In summary, it is said that I erred in my conclusions as to the Court of Appeal's decision in Avonwick because the Court of Appeal was not considering this question when it decided the two different issues that were engaged by the appeal. For all of those reasons, I should give permission to appeal under both limbs of CPR 52.6(1).

310.

Mr Lord submits that all matters apart from the question of whether documents relevant to a claim under section 423 of the Insolvency Act are asset documents, equivalent to category A documents in Avonwick, were covered by the Court of Appeal's decision in that case. Because this court was only concerned with issues of principle, the court should be reluctant to allow an appeal to the Court of Appeal when there is no immediate factual basis founded upon particular specified documents for mounting an appeal.

311.

Mr Lord submits that the relevant principles are clear and were clearly established by the Court of Appeal recently in the Avonwick case.

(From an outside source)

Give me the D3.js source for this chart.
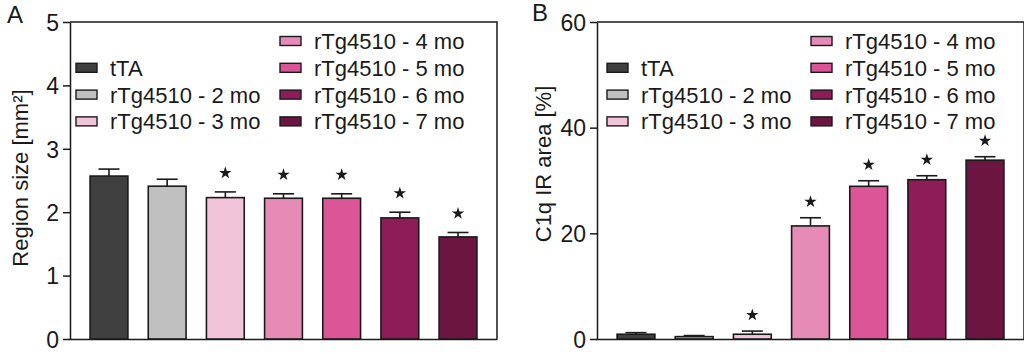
<!DOCTYPE html>
<html>
<head>
<meta charset="utf-8">
<script src="https://cdn.jsdelivr.net/npm/d3@7"></script>
<style>
  body { margin: 0; background: #fff; }
  svg { display: block; font-family: "Liberation Sans", Arial, sans-serif; }
</style>
</head>
<body>
<div id="chart"></div>
<script>
// Groups and colours (same for both panels)
var groups = ["tTA", "rTg4510 - 2 mo", "rTg4510 - 3 mo", "rTg4510 - 4 mo",
              "rTg4510 - 5 mo", "rTg4510 - 6 mo", "rTg4510 - 7 mo"];
var colors = ["#404040", "#c0c0c0", "#f2c4da", "#e68bb6", "#dc5597", "#8e1c58", "#6b1540"];

// Panel A: region size [mm2]
var sizeMean = [2.57, 2.41, 2.23, 2.22, 2.22, 1.91, 1.61];
var sizeErr  = [0.11, 0.11, 0.09, 0.07, 0.07, 0.09, 0.07];
var sizeSig  = [false, false, true, true, true, true, true];
var sizeTicks = [0, 1, 2, 3, 4, 5];

// Panel B: C1q IR area [%]
var c1qMean = [0.9, 0.45, 0.9, 21.4, 28.9, 30.15, 33.85];
var c1qErr  = [0.3, 0.2, 0.6, 1.55, 1.05, 0.75, 0.65];
var c1qSig  = [false, false, true, true, true, true, true];
var c1qTicks = [0, 20, 40, 60];

var W = 1024, H = 354;
var ink = "#1a1a1a";
var fontSize = 22;

var svg = d3.select("#chart").append("svg")
    .attr("width", W)
    .attr("height", H);

function drawPanel(opt) {
    var ox = opt.left;
    var top = 22, bottom = 339, pw = 427;

    var g = svg.append("g");

    var x = d3.scaleBand()
        .domain(groups)
        .range([ox + 9.9, ox + 417.1])
        .paddingInner(0.35)
        .paddingOuter(0.175);

    var y = d3.scaleLinear()
        .domain([0, opt.max])
        .range([bottom, top]);

    // Frame: top and right edges
    g.append("path")
        .attr("d", "M" + ox + "," + top + "H" + (ox + pw) + "V" + bottom)
        .attr("fill", "none")
        .attr("stroke", ink)
        .attr("stroke-width", 1.5);

    // Y axis
    var yAxis = g.append("g")
        .attr("transform", "translate(" + ox + ",0)")
        .call(d3.axisLeft(y).tickValues(opt.ticks).tickFormat(d3.format("d"))
              .tickSize(7).tickSizeOuter(0).tickPadding(4));
    yAxis.select(".domain").attr("stroke", ink).attr("stroke-width", 1.5);
    yAxis.selectAll(".tick line").attr("stroke", ink).attr("stroke-width", 1.5);
    yAxis.selectAll(".tick text")
        .attr("font-size", 23)
        .attr("font-family", "Liberation Sans, Arial, sans-serif")
        .attr("fill", ink)
        .attr("dy", "0.36em");

    // X axis line (no labels)
    var xAxis = g.append("g")
        .attr("transform", "translate(0," + bottom + ")")
        .call(d3.axisBottom(d3.scaleLinear().range([ox - 1, ox + pw])).tickValues([]).tickSizeOuter(0));
    xAxis.select(".domain").attr("stroke", ink).attr("stroke-width", 1.5);

    var data = groups.map(function(d, i) {
        return {name: d, mean: opt.mean[i], err: opt.err[i], sig: opt.sig[i], color: colors[i]};
    });

    // Error bars (upper only)
    var eb = g.append("g").selectAll("g").data(data).enter().append("g");
    eb.append("line")
        .attr("x1", function(d) { return x(d.name) + x.bandwidth() / 2; })
        .attr("x2", function(d) { return x(d.name) + x.bandwidth() / 2; })
        .attr("y1", function(d) { return y(d.mean); })
        .attr("y2", function(d) { return y(d.mean + d.err); })
        .attr("stroke", ink).attr("stroke-width", 1.6);
    eb.append("line")
        .attr("x1", function(d) { return x(d.name) + x.bandwidth() / 2 - 10.5; })
        .attr("x2", function(d) { return x(d.name) + x.bandwidth() / 2 + 10.5; })
        .attr("y1", function(d) { return y(d.mean + d.err); })
        .attr("y2", function(d) { return y(d.mean + d.err); })
        .attr("stroke", ink).attr("stroke-width", 1.6);

    // Bars
    g.append("g").selectAll("rect").data(data).enter().append("rect")
        .attr("x", function(d) { return x(d.name); })
        .attr("y", function(d) { return y(d.mean); })
        .attr("width", x.bandwidth())
        .attr("height", function(d) { return y(0) - y(d.mean); })
        .attr("fill", function(d) { return d.color; })
        .attr("stroke", ink)
        .attr("stroke-width", 1.6);

    // Significance stars
    g.append("g").selectAll("path").data(data.filter(function(d) { return d.sig; })).enter().append("path")
        .attr("d", d3.symbol(d3.symbolStar).size(48))
        .attr("transform", function(d) {
            return "translate(" + (x(d.name) + x.bandwidth() / 2) + "," + (y(d.mean + d.err) - opt.starGap) + ")";
        })
        .attr("fill", ink);

    // Legend: 3 entries on the left, 4 on the right
    var leg = g.append("g").attr("transform", "translate(" + (ox + opt.legendDx) + ",0)");
    var rowH = 26.8;
    data.forEach(function(d, i) {
        var col = i < 3 ? 0 : 1;
        var row = i < 3 ? i + 1 : i - 3;
        var lx = col === 0 ? 6 : 210;
        var ly = 41 + row * rowH;
        leg.append("rect")
            .attr("x", lx).attr("y", ly - 4.5)
            .attr("width", 21).attr("height", 9)
            .attr("fill", d.color)
            .attr("stroke", ink).attr("stroke-width", 1.4);
        leg.append("text")
            .attr("x", lx + 34).attr("y", ly)
            .attr("dy", "0.36em")
            .attr("font-size", fontSize)
            .attr("fill", ink)
            .text(d.name);
    });

    // Y title
    g.append("text")
        .attr("transform", "translate(" + opt.titleX + "," + opt.titleY + ") rotate(-90)")
        .attr("text-anchor", "middle")
        .attr("font-size", fontSize)
        .attr("fill", ink)
        .text(opt.title);

    // Panel letter
    g.append("text")
        .attr("x", opt.letterX).attr("y", opt.letterY)
        .attr("font-size", 24)
        .attr("fill", ink)
        .text(opt.letter);
}

drawPanel({
    left: 70, max: 5, ticks: sizeTicks,
    mean: sizeMean, err: sizeErr, sig: sizeSig,
    starGap: 19, legendDx: 0,
    title: "Region size [mm\u00b2]", titleX: 28, titleY: 178,
    letter: "A", letterX: 7, letterY: 23
});

drawPanel({
    left: 597, max: 60, ticks: c1qTicks,
    mean: c1qMean, err: c1qErr, sig: c1qSig,
    starGap: 16, legendDx: 4,
    title: "C1q IR area [%]", titleX: 551, titleY: 164,
    letter: "B", letterX: 532, letterY: 21
});
</script>
</body>
</html>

He submits that it is difficult to think of a more unsuitable case for a first instance court to grant permission to appeal.

312.

There is, in addition, the further hurdle for the applicants of considering how the relevant documents relate to an asset in the bankrupt's estate. He submits that all matters raised in this application were raised before the Court of Appeal in Avonwick and are governed by its reasons for judgment.

313.

Ms Shekerdemian, for the second respondent, adopted all of Mr Lord's submissions and submitted that there is no important issue properly to be considered by the Court of Appeal and no real prospect of success on any appeal.

314.

In her brief response, Ms Toube submitted that the respondents have themselves changed their position in relation to the applicable law. This is said to be a very important decision for bankruptcy practitioners; it is necessary to know how the law stands, and I have clearly got the law wrong.

315.

Whilst I have heard elaborate argument, well delivered, by all three leading counsel who have addressed me, at the end of the day I have been left in no doubt as to my decision. For the reasons I have given in my extemporary judgment - at perhaps undue length - I do not consider that there is any real prospect of success on the appeal.

316.

Whilst there may be aspects of my decision that may be open to argument as to their correctness, in the context in which this decision falls to be considered, namely that of the potential use of privileged documents for the purposes of an application under section 423 of the Insolvency Act, I see no real prospect of the Court of Appeal coming to a different conclusion, even if individual aspects of my judgment may be held to be wrong (although I do not consider that there is a real prospect of that either).

317.

So I am not satisfied that an appeal would have a real prospect of success in any material sense or in any sense that would affect the use of the documents in the context in which it is suggested that they may be sought to be used. Nor do I consider that there is any other compelling reason for this appeal to be heard. As Mr Lord submits, the Court of Appeal has recently considered all of these issues in Avonwick.

318.

If, on an application for permission to appeal from this decision, the Court of Appeal takes the view that the Master of the Rolls' judgment does not provide sufficient clarification, and that further clarification beyond that which I have sought to provide is appropriate and necessary, then it seems to me that it is for the Court of Appeal to give permission to appeal.

319.

This is an application that has been heard by me sitting as a judge of the Chancery Division and therefore any appeal lies to the Court of Appeal. Unless an extension is asked for -- and I understand it will be -- the time for appealing is 21 days from today.

320.

So for those reasons, permission to appeal is refused.